Could there be a button / jumper to be pressed before flashing to enable programming it, like a reset switch? That may be an issue
I don't think so. Nothing I've seen in any docs would indicate that. Generally, these things are made to be able to do networked reprogramming, no need to physically touch it.
Wait. The new cheques that you've ordered? Do cheques still exist?! I haven't seen one for easily over a decade.
LOL! I actually haven't ordered new checks in years. Still have a stack of them with my old address. Use about 2 or 3 a year. Those old checks will outlive me!
the volume is so low I can't hear you.
Haha! "And if I turn it on.." Video goes blackscreen, then cue ads.
You cant use the latest and greatest with the older devices.
Really? It says it works with Cyclone IV dev boards and includes them as options for targets.
@@slithymatt Hmmm probably only from 4 and up. An yes thats a perfectly fine FPGA. Welcome to the club👍🏼
By the way board prices are going up steadily so no cheap FPGAs anymore. At least not the ones that are actually us-full for retro core’s.
@@marcelhh2101 Having not ventured into the world of FPGAs yet, this board looks cheap enough and interesting enough for me to pick one up to tinker with. But what sort of retro cores will this board support? Will it do 16-bit core emulation, like the Commodore Amiga?

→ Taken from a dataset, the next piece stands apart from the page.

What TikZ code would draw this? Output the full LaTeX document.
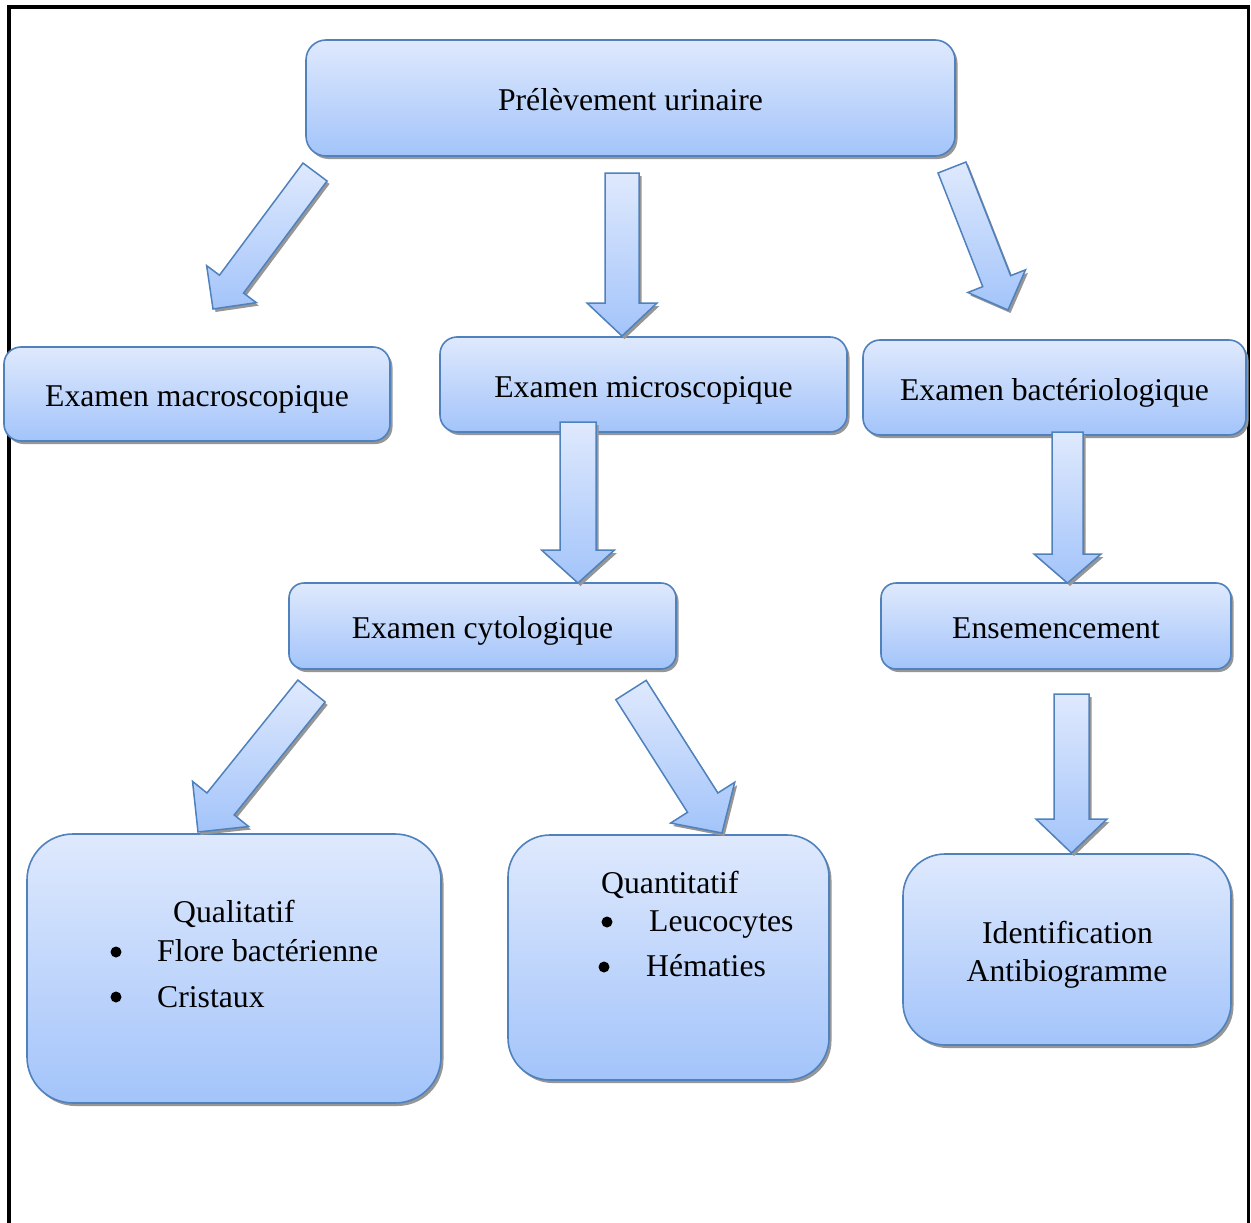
\documentclass[tikz,border=0pt]{standalone}
\usepackage{fontspec}
\setmainfont{Liberation Serif}
\usetikzlibrary{calc,shadows}
\definecolor{boxline}{RGB}{79,129,189}
\definecolor{boxtop}{RGB}{223,233,253}
\definecolor{boxbot}{RGB}{163,196,250}
\definecolor{shadowgray}{RGB}{150,150,150}
\newcommand\diagfont{\fontsize{31.7}{38}\selectfont}
\newcommand\blockarrow[6]{%
  \coordinate (#1S) at (#2);
  \coordinate (#1T) at (#3);
  \coordinate (#1B) at ($(#1T)!#6pt!(#1S)$);
  \path[blockarr] ($(#1S)!#4pt!90:(#1T)$) -- ($(#1B)!#4pt!90:(#1T)$) -- ($(#1B)!#5pt!90:(#1T)$) -- (#1T) -- ($(#1B)!#5pt!-90:(#1T)$) -- ($(#1B)!#4pt!-90:(#1T)$) -- ($(#1S)!#4pt!-90:(#1T)$) -- cycle;
}
\tikzset{
  myshadow/.style={drop shadow={shadow xshift=2.5pt, shadow yshift=-3pt, fill=shadowgray, opacity=1}},
  box/.style={draw=boxline, line width=1.6pt, top color=boxtop, bottom color=boxbot, myshadow,
    inner sep=0pt, font=\diagfont, text height=32.5pt, text depth=6.85pt, align=center},
  blockarr/.style={draw=boxline, line width=1.5pt, line join=miter, top color=boxtop, bottom color=boxbot, myshadow},
  txt/.style={inner sep=0pt, font=\diagfont},
  bul/.style={circle, fill=black, inner sep=0pt, minimum size=11pt},
}
\begin{document}
\begin{tikzpicture}[x=1pt,y=-1pt]
\useasboundingbox (0,0) rectangle (1251,1223);
% frame
\draw[line width=4pt] (9,1230) -- (9,7) -- (1249,7);
\draw[line width=2.7pt] (1248.7,5) -- (1248.7,1230);
% boxes
\node[box, minimum width=649pt, minimum height=116pt, rounded corners=20pt] (prel) at (630.5,98) {Prélèvement urinaire};
\node[box, minimum width=386pt, minimum height=94pt, rounded corners=17pt] (macro) at (197,394) {Examen macroscopique};
\node[box, minimum width=407pt, minimum height=95pt, rounded corners=17pt] (micro) at (643.5,384.5) {Examen microscopique};
\node[box, minimum width=383pt, minimum height=95pt, rounded corners=17pt] (bact) at (1054.5,387.5) {Examen bactériologique};
\node[box, minimum width=387pt, minimum height=86pt, rounded corners=15pt] (cyto) at (482.5,626) {Examen cytologique};
\node[box, minimum width=350pt, minimum height=86pt, rounded corners=15pt] (ens) at (1056,626) {Ensemencement};
\node[box, minimum width=414pt, minimum height=269pt, rounded corners=46pt] (qual) at (234,968.5) {};
\node[box, minimum width=321pt, minimum height=245pt, rounded corners=42pt] (quant) at (668.5,957.5) {};
\node[box, minimum width=328pt, minimum height=191pt, rounded corners=42pt] (ident) at (1067,949.5) {};
% texts in big boxes
\node[txt, anchor=base west] (qualt) at (173,922) {Qualitatif};
\node[bul] (qb1) at (116,952) {};
\node[txt, anchor=base west] (flore) at (157,961) {Flore bactérienne};
\node[bul] (qb2) at (116,997) {};
\node[txt, anchor=base west] (crist) at (157,1007) {Cristaux};
\node[txt, anchor=base west] (quantt) at (601,893) {Quantitatif};
\node[bul] (nb1) at (607,922) {};
\node[txt, anchor=base west] (leuco) at (649,931) {Leucocytes};
\node[bul] (nb2) at (604,967) {};
\node[txt, anchor=base west] (hemat) at (646,976) {Hématies};
\node[txt, anchor=base] (identt) at (1067.5,943) {Identification};
\node[txt, anchor=base] (antib) at (1067,981) {Antibiogramme};
% block arrows
\blockarrow{a}{315,172}{213,309}{15}{31}{31}
\blockarrow{b}{622,173}{622,336}{17}{35}{33}
\blockarrow{c}{952,167.5}{1008,310}{15}{31}{31}
\blockarrow{d}{578,422}{578,583}{18}{36.5}{33}
\blockarrow{e}{311.5,691}{198,832}{17.5}{36}{36}
\blockarrow{f}{631,690}{722,833}{18}{38}{36}
\blockarrow{g}{1067.5,432}{1067.5,583}{15.5}{33.5}{29}
\blockarrow{h}{1071.5,694}{1071.5,853}{17.5}{35.5}{34}
\end{tikzpicture}
\end{document}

@@terrydaktyllus1320 I'm pretty sure this one isn't capable of that--according to the datasheet for the FPGA in this thing it has 6,000 logic elements, whereas the Motorola 68000 in an Amiga had 68,000 transistors. Obviously it takes more than one transistor to make a "logic element", but I'm pretty sure it doesn't take 11 of them, which is what would be required for this to support 68k. There are variants of this FPGA that would support enough logic elements to do that, but I would assume they're far more expensive.
Those super cheap USB blaster clones are literal garbage, IMO. I don't remember the issue, but mine had serious problems when I tried to use it.
Yeah, I may have to pay twice what I did for the whole kit to buy a real one from Terasic
Just do a 'chmod 666 /dev/usb*'. If it isn't allowed use 'sudo' before it.